Deploy Configuration Changes

Caution

Do NOT push the management center deployments over a VPN tunnel that is terminating directly on the threat defense. Pushing the management center deployments can potentially inactivate the tunnel and disconnect the management center and the threat defense.

Recovering the device from this situation can be very disruptive and require executing the disaster recovery procedure. This procedure resets the threat defense configuration to factory defaults by changing manager from management center to local and configuring the device from beginning. For more information, see Deploying the Management Center Policy Configuration over VPN Tunnel.

After you change configurations, deploy them to the affected devices. We strongly recommend that you deploy in a maintenance window or at a time when any interruptions to traffic flow and inspection will have the least impact.

Caution
When you deploy, resource demands may result in a small number of packets dropping without inspection. Additionally, deploying some configurations restarts the Snort process, which interrupts traffic inspection. Whether traffic drops during this interruption or passes without further inspection depends on how the target device handles traffic. See Snort® Restart Traffic Behavior and Configurations that Restart the Snort Process When Deployed or Activated.

Before you begin

Note
Policy deployment process fails if the sensor configuration is being read by the system during deployment. Executing commands such as show running-config from the sensor CLI disturbs the deployment, which results in deployment failure.

Procedure


Step 1

On the management center menu bar, click Deploy and then select Deployment.

The GUI page lists the devices with out-of-date configurations having the pending status.

  • The Modified By column lists the users who have modified the policies or objects. On expanding the device listing, you can view the users who have modified the policies against each policy listing.

    Note

    Usernames are not provided for deleted policies and objects.

  • The Inspect Interruption column indicates if traffic inspection interruption may be caused in the device during deployment.

    See Restart Warnings for the Threat Defense Devices for information to help you identify configurations that interrupt traffic inspection and might interrupt traffic when deployed to threat
    defense
    devices.

    If the entry is blank in this column for a device, then it indicates that there will be no traffic inspection interruptions on that device during deployment.

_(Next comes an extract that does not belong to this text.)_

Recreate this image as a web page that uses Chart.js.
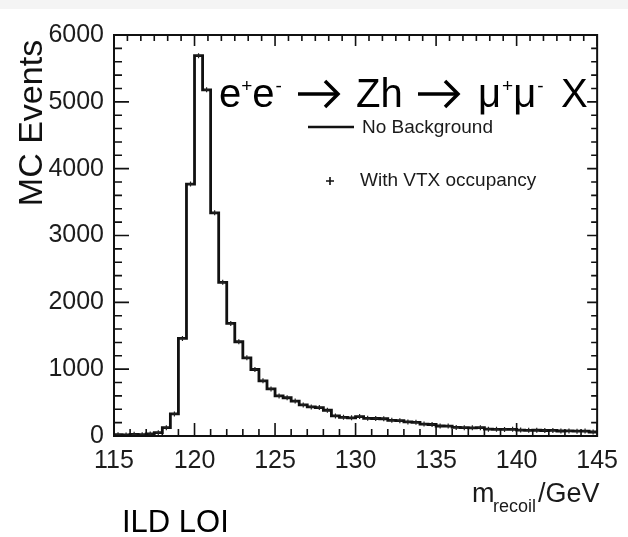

  • The Last Modified Time column specifies when you last made the configuration changes.

  • The Preview column allows you to preview the changes for the next deployment. For more information, see Deployment Preview.

  • The Status column provides the status for each deployment. For more information, see Deployment Status.

Step 2

Identify and choose the devices on which you want to deploy configuration changes.

  • Search—Search for the device name, type, domain, group, or status in the search box.
  • Expand—Click Expand Arrow (expand arrow icon) to view device-specific configuration changes to be deployed.

    By selecting the device check box, all the changes for the device, which are listed under the device, are pushed for deployment. However, you can use the Policy selection (policy selection icon) to select individual policies or configurations to deploy while withholding the remaining changes without deploying them. For details, see Selective Policy Deployment.

    Optionally, use Show or Hide Policy (Show or Hide Policy icon) to selectively view or hide the associated unmodified policies.

    Note
    • When the status in the Inspect Interruption column indicates (Yes) that deploying will interrupt inspection, and perhaps traffic, on a threat defense device, the expanded list indicates the specific configurations causing the interruption with the Inspect Interruption (inspect interruption icon).

    • When there are changes to interface groups, security zones, or objects, the impacted devices are shown as out-of-date on the management center. To ensure that these changes take effect, the policies with these interface groups, security zones, or objects, also need to be deployed along with these changes. The impacted policies are shown as out-of-date on the Preview page on the management center.

Step 3

(Optional) Click Estimate to get a rough estimate of the deployment duration.

For more details, see Deployment Estimate.

Step 4

Click Deploy.

Step 5

If the system identifies errors or warnings in the changes to be deployed, it displays them in the Validation Messages window. To view complete details, click the arrow icon before the warnings or errors.

You have the following choices:

  • Deploy—Continue deploying without resolving warning conditions. You cannot proceed if the system identifies errors.
  • Close—Exit without deploying. Resolve the error and warning conditions, and attempt to deploy the configuration again.

What to do next

  • (Optional) Monitor deployment status; see Viewing Deployment Messages.

  • If deploy fails, see Best Practices for Deploying Configuration Changes.

  • During deployment, if there is a deployment failure due to any reason, there is a possibility that the failure may impact traffic. However, it depends on certain conditions. If there are specific configuration changes in the deployment, the deployment failure may lead to traffic being interrupted. See the following table to know what configuration changes may cause traffic interruption when deployment fails.

    Configuration Changes

    Exists?

    Traffic Impacted?

    Threat Defense Service changes in an access control policy

    Yes

    Yes

    VRF

    Yes

    Yes

    Interface

    Yes

    Yes

    QoS

    Yes

    Yes

    Note

    The configuration changes interrupting traffic during deployment is valid only if both the management center and threat defense are of version 6.2.3 or higher.